3. Special rules for indirect control

Indirect control refers to a situation where there is at least one intermediate entity or person between the corporation and the corporate interest holder(s) at the top of the chain of intermediaries. The indirect control rules require you to look through intermediate entities or persons in a chain of control until you have identified the natural person who indirectly controls the shares or rights of the company.

Excluded intermediate entities or persons

If you encounter an excluded intermediate entity or persons when looking through a chain of control, you are not required to keep looking through that entity or person; you can stop there and do not have to list anyone as an interest holder in that chain of control.

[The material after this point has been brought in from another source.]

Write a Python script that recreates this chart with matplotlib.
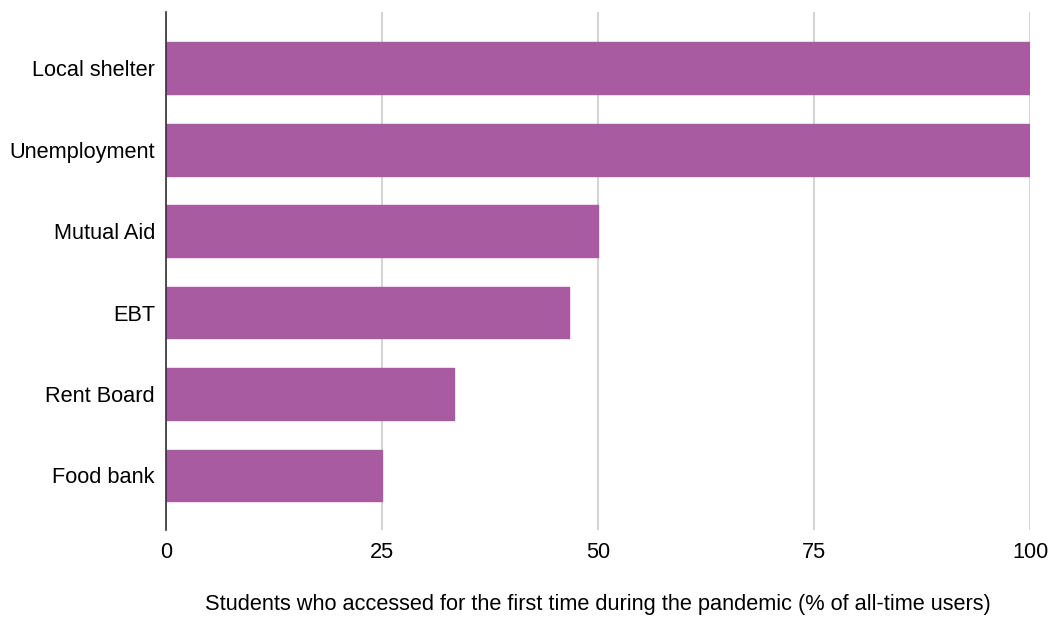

If any other shares or votes of the company are held in a separate chain of control, you still need to look through intermediate entities or persons in that separate chain of control to determine if someone has indirect control of those other shares or rights and needs to be listed as significant individual in the company’s register. See the example below.

 

Example - Excluded intermediate entities or persons

Example of excluded intermediate entities or persons

In the diagram above, Corporation Z will indicate on its transparency report that there are no corporate interest holders as the Public Guardian and Trustee (PGT) is an excluded intermediate entity or person. As a result, Corporation Z does not need to look past the PGT and may stop tracing the chain of control. 

By contrast, Corporation A must list Individual 1 in their transparency report as that individual has indirect control of the other 50% of the interest in land.